Once Chris was settled, she began to look around at the nonprofits in the area. Triangle Community Foundation naturally popped up on the radar screen pretty quickly, and she called Lori to set up a meeting. “This was in about 2012, and that's how I began to know Lori and the Foundation. I initially served on some grantee advisory committees, and then was asked to join the Board.”
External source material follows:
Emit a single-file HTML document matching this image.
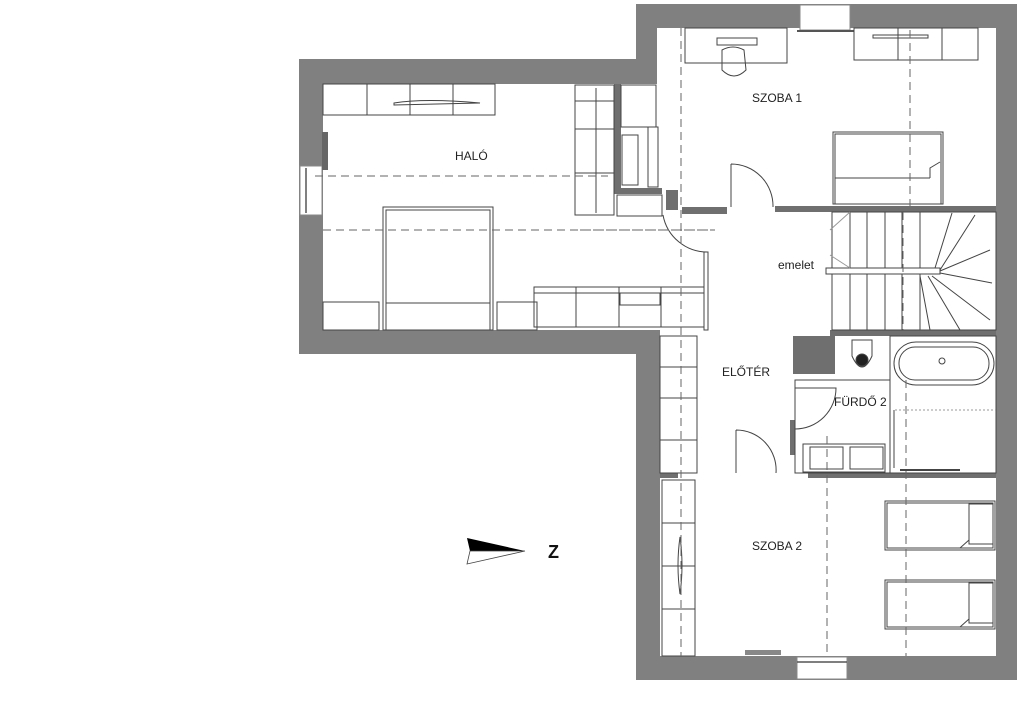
<!DOCTYPE html>
<html><head><meta charset="utf-8"><style>
html,body{margin:0;padding:0;background:#fff;}
svg{display:block;}
text{font-family:"Liberation Sans",sans-serif;font-size:12px;fill:#222;}
</style></head><body>
<svg width="1024" height="701" viewBox="0 0 1024 701" xmlns="http://www.w3.org/2000/svg">
<!-- outer walls -->
<path fill="#808080" fill-rule="evenodd" d="M299,59 L636,59 L636,4 L1017,4 L1017,680 L636,680 L636,354 L299,354 Z
 M323,84 L323,330 L660,330 L660,656 L996,656 L996,28 L657,28 L657,84 Z"/>
<!-- windows -->
<rect x="800" y="5" width="50" height="25" fill="#fff" stroke="#888" stroke-width="1"/>
<line x1="797" y1="31" x2="854" y2="31" stroke="#555" stroke-width="2"/>
<rect x="797" y="657" width="50" height="22" fill="#fff" stroke="#888"/>
<line x1="797" y1="662" x2="847" y2="662" stroke="#555" stroke-width="1.5"/>
<rect x="300" y="166" width="22" height="49" fill="#fff" stroke="#888"/>
<line x1="306" y1="168" x2="306" y2="213" stroke="#555" stroke-width="1.5"/>
<!-- radiators -->
<rect x="322" y="132" width="6" height="38" fill="#666"/>
<rect x="745" y="650" width="36" height="5" fill="#888"/>
<!-- internal walls -->
<g fill="#6f6f6f">
<rect x="775" y="206" width="221" height="6"/>
<rect x="830" y="330" width="166" height="6"/>
<rect x="808" y="473" width="188" height="5"/>
<rect x="660" y="473" width="18" height="5"/>
<rect x="793" y="336" width="42" height="38"/>
<rect x="790" y="420" width="5" height="35"/>
<rect x="614" y="84" width="7" height="110"/>
<rect x="614" y="188" width="48" height="6"/>
<rect x="682" y="207" width="45" height="7"/>
<rect x="666" y="190" width="12" height="20"/>
</g>
<g fill="none" stroke="#444" stroke-width="1">
<!-- HALO furniture -->
<rect x="323" y="84" width="172" height="31"/>
<line x1="367" y1="84" x2="367" y2="115"/><line x1="410" y1="84" x2="410" y2="115"/><line x1="453" y1="84" x2="453" y2="115"/>
<path d="M394,103 Q425,98 480,103 L394,105 Z"/>
<rect x="383" y="207" width="110" height="123"/>
<rect x="386" y="210" width="104" height="120"/>
<line x1="386" y1="303" x2="490" y2="303"/>
<rect x="323" y="302" width="56" height="28"/>
<rect x="497" y="302" width="40" height="28"/>
<rect x="575" y="85" width="39" height="130"/>
<line x1="575" y1="101" x2="614" y2="101"/><line x1="575" y1="129" x2="614" y2="129"/><line x1="575" y1="173" x2="614" y2="173"/>
<line x1="596" y1="88" x2="596" y2="213"/>
<rect x="621" y="85" width="35" height="42"/>
<rect x="622" y="135" width="16" height="50"/>
<rect x="648" y="127" width="10" height="60"/>
<rect x="617" y="195" width="45" height="21"/>
<rect x="534" y="287" width="170" height="40"/>
<line x1="534" y1="293" x2="704" y2="293"/><line x1="576" y1="287" x2="576" y2="327"/>
<line x1="619" y1="287" x2="619" y2="327"/><line x1="661" y1="287" x2="661" y2="327"/>
<rect x="620" y="293" width="40" height="12"/>
<!-- doors -->
<path d="M663,215 A45,45 0 0 0 708,252"/>
<rect x="704" y="252" width="4" height="78"/>
<path d="M731,164 L731,207 M731,164 A42,42 0 0 1 773,207"/>
<path d="M736,430 L736,473 M736,430 A40,40 0 0 1 776,473"/>
<path d="M795,388 L836,388 A41,41 0 0 1 795,429"/>
<!-- szoba1 -->
<rect x="685" y="28" width="102" height="35"/>
<rect x="717" y="38" width="40" height="7"/>
<path d="M722,50 Q733,44 744,50 L746,70 Q734,82 722,70 Z"/>
<rect x="854" y="28" width="124" height="32"/>
<line x1="898" y1="28" x2="898" y2="60"/><line x1="942" y1="28" x2="942" y2="60"/>
<rect x="873" y="35" width="55" height="3"/>
<rect x="833" y="132" width="110" height="72"/>
<rect x="835" y="134" width="106" height="70"/>
<line x1="835" y1="178" x2="930" y2="178"/>
<path d="M930,178 L930,168 L940,162"/>
<!-- eloter wardrobe -->
<rect x="660" y="336" width="37" height="137"/>
<line x1="660" y1="367" x2="697" y2="367"/><line x1="660" y1="398" x2="697" y2="398"/><line x1="660" y1="440" x2="697" y2="440"/>
<line x1="697" y1="336" x2="697" y2="473"/>
<!-- stairs -->
<rect x="832" y="212" width="164" height="118"/>
<line x1="850" y1="212" x2="850" y2="330"/><line x1="867" y1="212" x2="867" y2="330"/>
<line x1="885" y1="212" x2="885" y2="330"/><line x1="902" y1="212" x2="902" y2="330"/>
<line x1="920" y1="212" x2="920" y2="330"/>
<rect x="826" y="268" width="114" height="6" fill="#fff"/>
<path d="M940,271 L990,250 M940,270 L975,215 M935,268 L952,213 M940,273 L992,283 M932,276 L990,320 M928,276 L960,330 M920,276 L930,330"/>
<path d="M830,230 L850,212 M830,255 L850,268" stroke="#999"/>
<!-- bathroom -->
<rect x="795" y="380" width="95" height="93"/>
<rect x="890" y="336" width="106" height="137"/>
<rect x="894" y="342" width="100" height="43" rx="22"/>
<rect x="899" y="347" width="90" height="33" rx="16"/>
<circle cx="942" cy="361" r="3"/>
<path d="M852,340 L872,340 L872,356 Q862,378 852,356 Z"/>
<circle cx="862" cy="360" r="6" fill="#222"/>
<rect x="803" y="444" width="82" height="28"/>
<rect x="810" y="447" width="33" height="22"/><rect x="850" y="447" width="33" height="22"/>
<line x1="895" y1="410" x2="996" y2="410" stroke-dasharray="2,2" stroke="#999"/>
<line x1="894" y1="410" x2="894" y2="468"/>
<line x1="900" y1="470" x2="960" y2="470" stroke-width="2"/>
<!-- szoba2 -->
<rect x="662" y="480" width="33" height="176"/>
<line x1="662" y1="523" x2="695" y2="523"/><line x1="662" y1="566" x2="695" y2="566"/><line x1="662" y1="609" x2="695" y2="609"/>
<path d="M680,537 Q676,565 680,594 Q684,565 680,537 Z"/>
<rect x="885" y="501" width="110" height="49"/><rect x="887" y="503" width="106" height="45"/>
<rect x="969" y="504" width="24" height="40"/><path d="M960,548 L969,540"/>
<rect x="885" y="580" width="110" height="49"/><rect x="887" y="582" width="106" height="45"/>
<rect x="969" y="583" width="24" height="40"/><path d="M960,627 L969,619"/>
</g>
<!-- dashed axis lines -->
<g stroke="#666" stroke-width="1" stroke-dasharray="8,5" fill="none">
<line x1="315" y1="176" x2="608" y2="176"/>
<line x1="323" y1="230" x2="715" y2="230"/>
<line x1="580" y1="230" x2="715" y2="230"/>
<line x1="681" y1="28" x2="681" y2="656"/>
<line x1="910" y1="30" x2="910" y2="206"/>
<line x1="903" y1="212" x2="903" y2="330"/>
<line x1="906" y1="380" x2="906" y2="656"/>
<line x1="827" y1="436" x2="827" y2="656"/>
</g>
<!-- north arrow -->
<polygon points="467,538 525,551 470,551" fill="#000"/>
<polygon points="470,551 525,551 467,564" fill="#fff" stroke="#444" stroke-width="0.8"/>
<text x="548" y="558" style="font-size:18px;font-weight:bold;fill:#111">Z</text>
<!-- labels -->
<text x="455" y="160">HALÓ</text>
<text x="752" y="102">SZOBA 1</text>
<text x="778" y="269">emelet</text>
<text x="722" y="376">ELŐTÉR</text>
<text x="834" y="406">FÜRDŐ 2</text>
<text x="752" y="550">SZOBA 2</text>
</svg>
</body></html>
Reflecting on the 10 or so years she has been affiliated with the Foundation, Chris thinks the Foundation has become more thoughtful about its work. “To my mind the relationships and help the Foundation provides to grantees has deepened. The Triangle Capacity-Building Network is a perfect example of this. Funding things like back-office infrastructure is ‘unsexy’ but absolutely crucial for an organization to succeed. The trust-based philanthropy showcased by the Network is really inspiring and has brought other funders along. It is a mark of leadership that is, I think, the epitome of what community foundations can do and do well, using both its spotlight to shine a light on issues that are really important but not ‘exciting’ to fund, and the ability to bring others in the community to the table. To me there is a ripple effect, like a pebble thrown in the water, that I think highlights the unique role a community foundation has to play as an idea generator and a convener.”
Looking forward, Chris hopes the Foundation further embraces the role of convener. “That is such an important role the Foundation can continue to play - identify an issue, bring people together, and talk about solutions. I'd like to see an even broader set of participants at the table, including policymakers, academics, and people who bring other assets to a discussion. To continue the ripple metaphor, that helps amplify the weight of the stone that goes into the lake.”